2 responses to “Thoughts on Education – 2/12/2012 – Is Technology the Solution?”

  1. Andrew R. Proto says :

    First off, I’m really glad you’ve enjoyed my series about “The Gamified Classroom”. Knowing that you’ve put so much thought into the things I wrote is really an awesome feeling. Thank You.

    Now to address some of you’re points.

    ~~ “is gamification the answer? Of course not. But can we learn something from this educational trend? Very likely. Perhaps it can bring in greater engagement and even foster creativity rather than rote learning.” ~~

    You’ve nailed the reason I set about writing these pieces right on the head. I don’t believe that Gamification is a magical panacea to fix our schools; but I do believe that studying basic Game Mechanics can provide a wealth of tools that teachers can apply to their classrooms. Games are some of the most motivating things mankind ever invented. Las Vegas wouldn’t exist unless we had used Games to make people think slot machines were a good investment.

    ~~ “the smartboard is often held up as one of the prime ways to engage students.” ~~

    Since starting this series of articles one of my biggest surprises is in how many people agree with me about SMARTBoards. To me this is a case of the Emperor having New Clothes, no one dares speak ill of the big white screen the school just spent $6,000 on per classroom. Whenever I’ve come out and said how I feel about them, I usually find people agreeing with me. But not only teachers, administration too! I want to make it clear that I am very well educated in their use, I just don’t see their value. Especially when for the same price we can have 3 or four desktops in a classroom attached to a projector.

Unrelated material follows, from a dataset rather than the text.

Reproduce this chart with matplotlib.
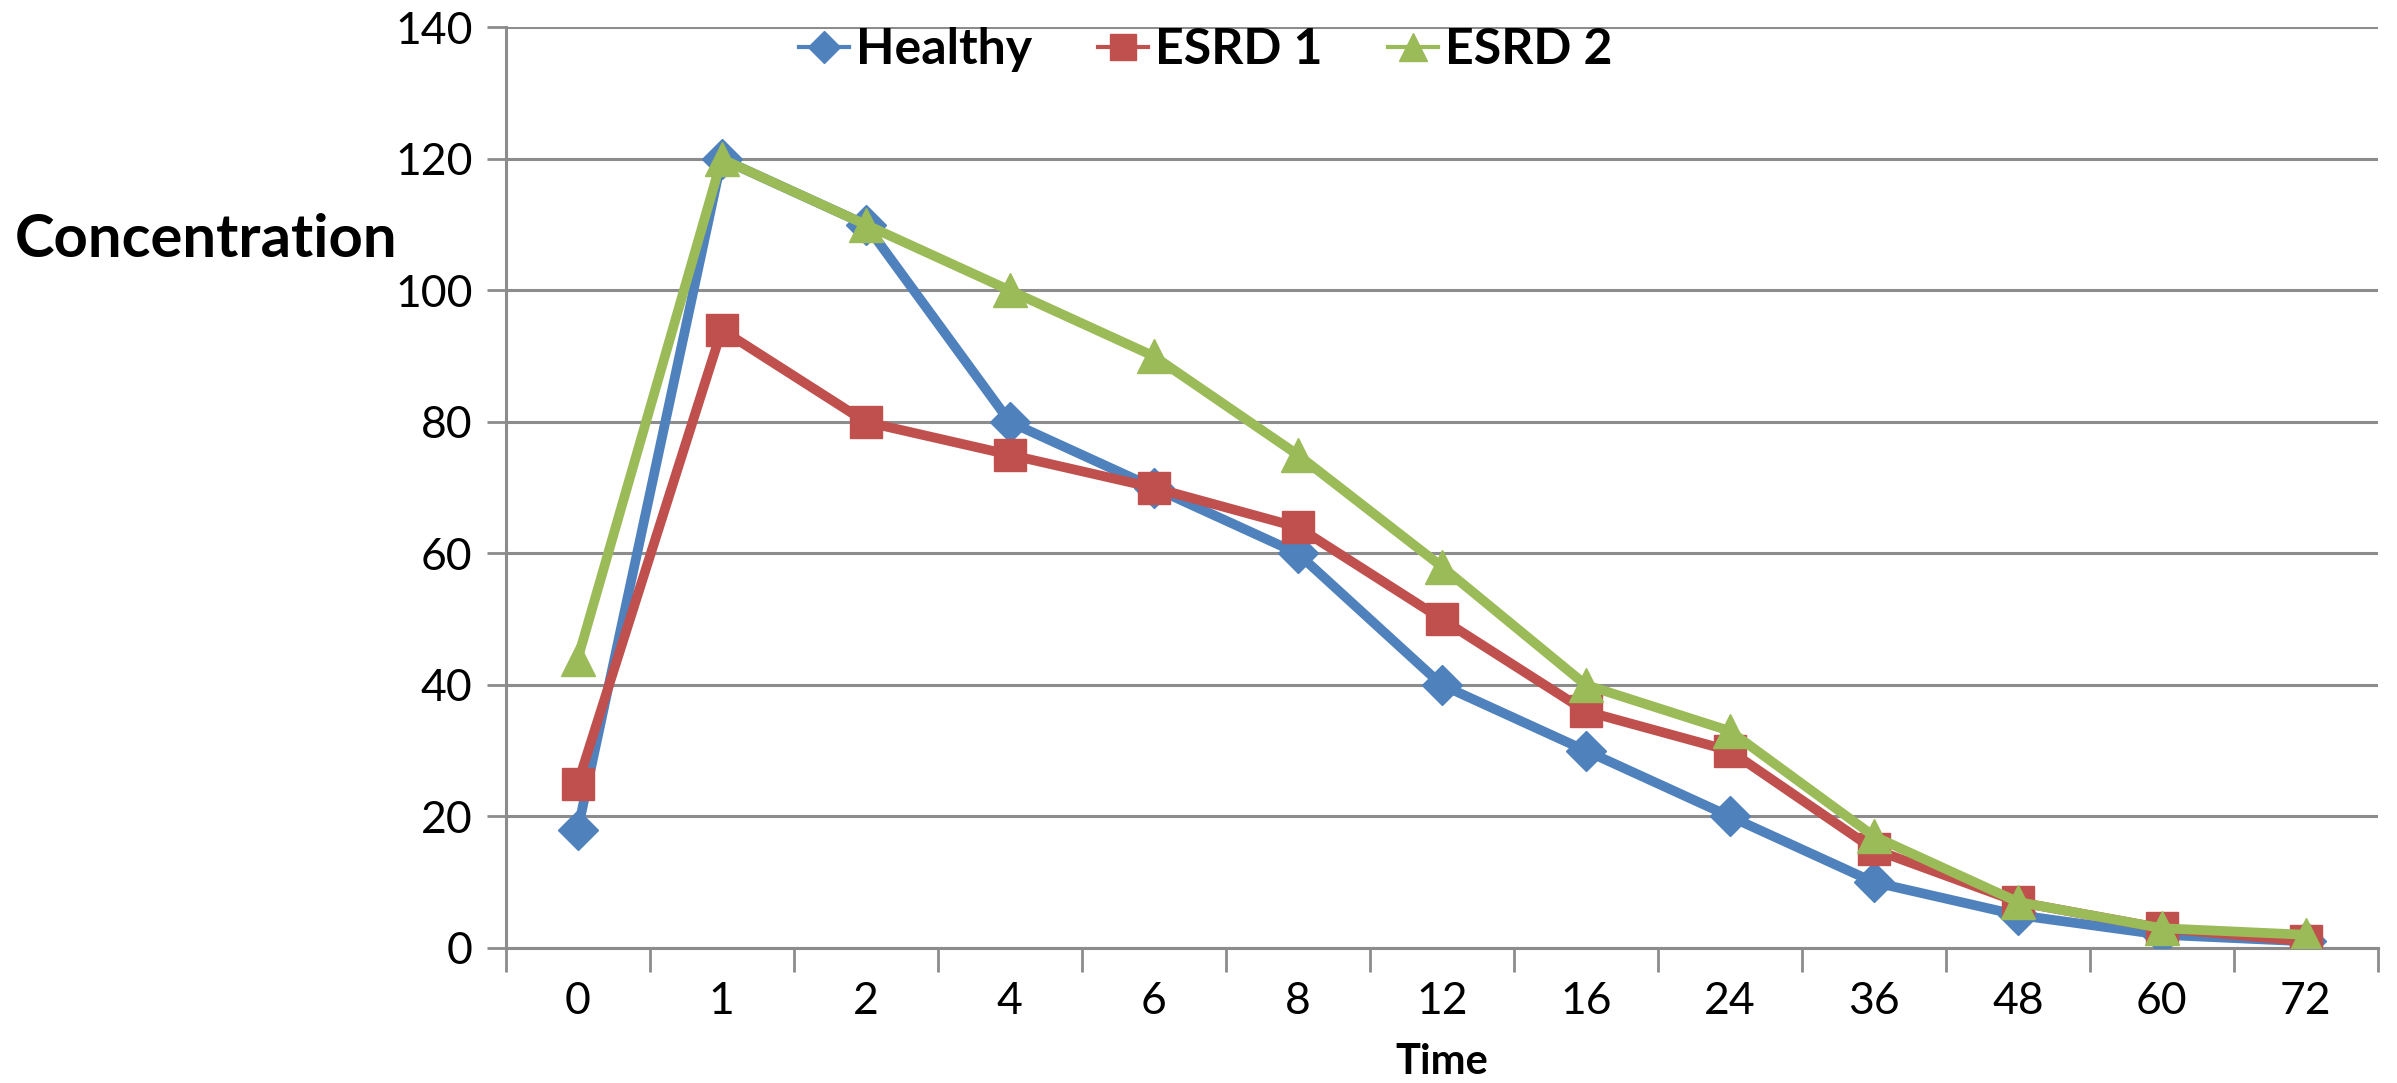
import numpy as np
import matplotlib
matplotlib.use("Agg")
import matplotlib.pyplot as plt

# data
times = ["0", "1", "2", "4", "6", "8", "12", "16", "24", "36", "48", "60", "72"]
healthy = [18, 120, 110, 80, 70, 60, 40, 30, 20, 10, 5, 2, 1]
esrd1 = [25, 94, 80, 75, 70, 64, 50, 36, 30, 15, 7, 3, 1]
esrd2 = [44, 120, 110, 100, 90, 75, 58, 40, 33, 17, 7, 3, 2]

plt.rcParams["font.family"] = ["Lato", "DejaVu Sans"]
grid_col = "#8c8c8c"

fig = plt.figure(figsize=(23.97, 10.83), dpi=100)
ax = fig.add_axes([0.211, 0.1247, 0.781, 0.850])

x = np.arange(len(times))
ax.plot(x, healthy, color="#4F81BD", lw=7, marker="D", ms=20, label="Healthy", zorder=3)
ax.plot(x, esrd1, color="#C0504D", lw=7, marker="s", ms=23, label="ESRD 1", zorder=4)
ax.plot(x, esrd2, color="#9BBB59", lw=7, marker="^", ms=25, label="ESRD 2", zorder=5)

ax.set_xlim(-0.5, len(times) - 0.5)
ax.set_ylim(0, 140)
ax.set_yticks(np.arange(0, 141, 20))
ax.yaxis.grid(True, color=grid_col, lw=2.2)
ax.set_axisbelow(True)

# category ticks between points, labels centred under points
ax.set_xticks(np.arange(-0.5, len(times)), minor=False)
ax.set_xticklabels([])
ax.set_xticks(x, minor=True)
ax.set_xticklabels(times, minor=True)
ax.tick_params(axis="x", which="major", length=17, width=2, color=grid_col)
ax.tick_params(axis="x", which="minor", length=0, pad=24, labelsize=32)
ax.tick_params(axis="y", length=14, width=2, color=grid_col, labelsize=32, pad=10)

for s in ["top", "right"]:
    ax.spines[s].set_visible(False)
for s in ["left", "bottom"]:
    ax.spines[s].set_color(grid_col)
    ax.spines[s].set_linewidth(2.2)

fig.text(0.006, 1 - 240 / 1083, "Concentration", fontsize=43, fontweight="bold", ha="left", va="center")
fig.text(0.6016, 1 - 1062 / 1083, "Time", fontsize=30, fontweight="bold", ha="center", va="center")

leg = fig.legend(loc="center", bbox_to_anchor=(0.503, 1 - 50 / 1083), ncol=3, frameon=False,
                 prop={"size": 36, "weight": "bold"}, handlelength=1.0, handletextpad=0.15,
                 columnspacing=1.3, markerscale=0.8)
for line in leg.get_lines():
    line.set_linewidth(3)

fig.savefig("out.png", dpi=100)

    ~~ “Tying completion to rewards beyond simple grades and pushing the students to do more. This is an interesting idea, but I do wonder if our students are ready for this.” ~~

    Gonna have to disagree with you on this and say that I think they are. The thing to keep in mind is that Gamification principles aren’t just sprinkles added on top of the sundae. they need to infuse the class from day one. Are they ready for this? They’re as ready for it as they are for any other class. Every year our students have to adapt to their teacher’s different styles and if we let Motivational Design be there with them from day one, the students will be there ready to learn.

    I’ve rambled on enough though. Let me just leave you with two book recommendations. Check out “Teaching Digital Natives” by Marc Prensky for more info on how to design meaningful 21st project based lessons, and read “The Multiplayer Classroom” by Lee Sheldon to see an example of a Gamified College Classroom in action.

    . . . and next month’s chapter of The Gamified Classroom is going to be an interview with some teachers using game principles in their elementary school classroom. Hope you enjoy it.

    Andrew R. Proto
    twitter: @MisterProto

  2. Scott Williams says :

    I will certainly check out your recommendations on books. I’m always looking for more resources, and those look interesting.

    I found your series quite interesting, and I would have given the 3rd and 4th part more of a look here, but I just couldn’t figure out how to summarize them without basically repeating them, as there was a lot of good information there. And, as a note, when I was referring to “our” students there, I really meant mine, from a community college. There is something different about our resource level (minimal) and our students (not required to be there and often less motivated in general) that makes a leap into something new like this challenging in a different way (I was going to say more challenging, but that’s not true, as each type of teaching is challenging in its own way).

    But, I do agree with what you said that they are ready if we are. What I’m not sure is if we (the teachers) are yet. I think I could pull it off, but I also imagine the resistance that I would get at the departmental level for doing something different. That’s not going to stop me, but I know it’s something that’s always sitting out there. We are dependent on the students choosing our classes over other alternatives, and it quickly becomes apparent when you are doing something the students don’t like. While we all say we don’t care about pleasing the students, we really do, and change is one of those things that students can rebel against in my setting much more than in a K-12 setting. I guess in a roundabout way, what I’m saying is that I look forward to trying these ideas, and I hope to overcome any resistance from the students and my colleagues as I experiment with it.

    Keep up the good work there, and I look forward to your future articles.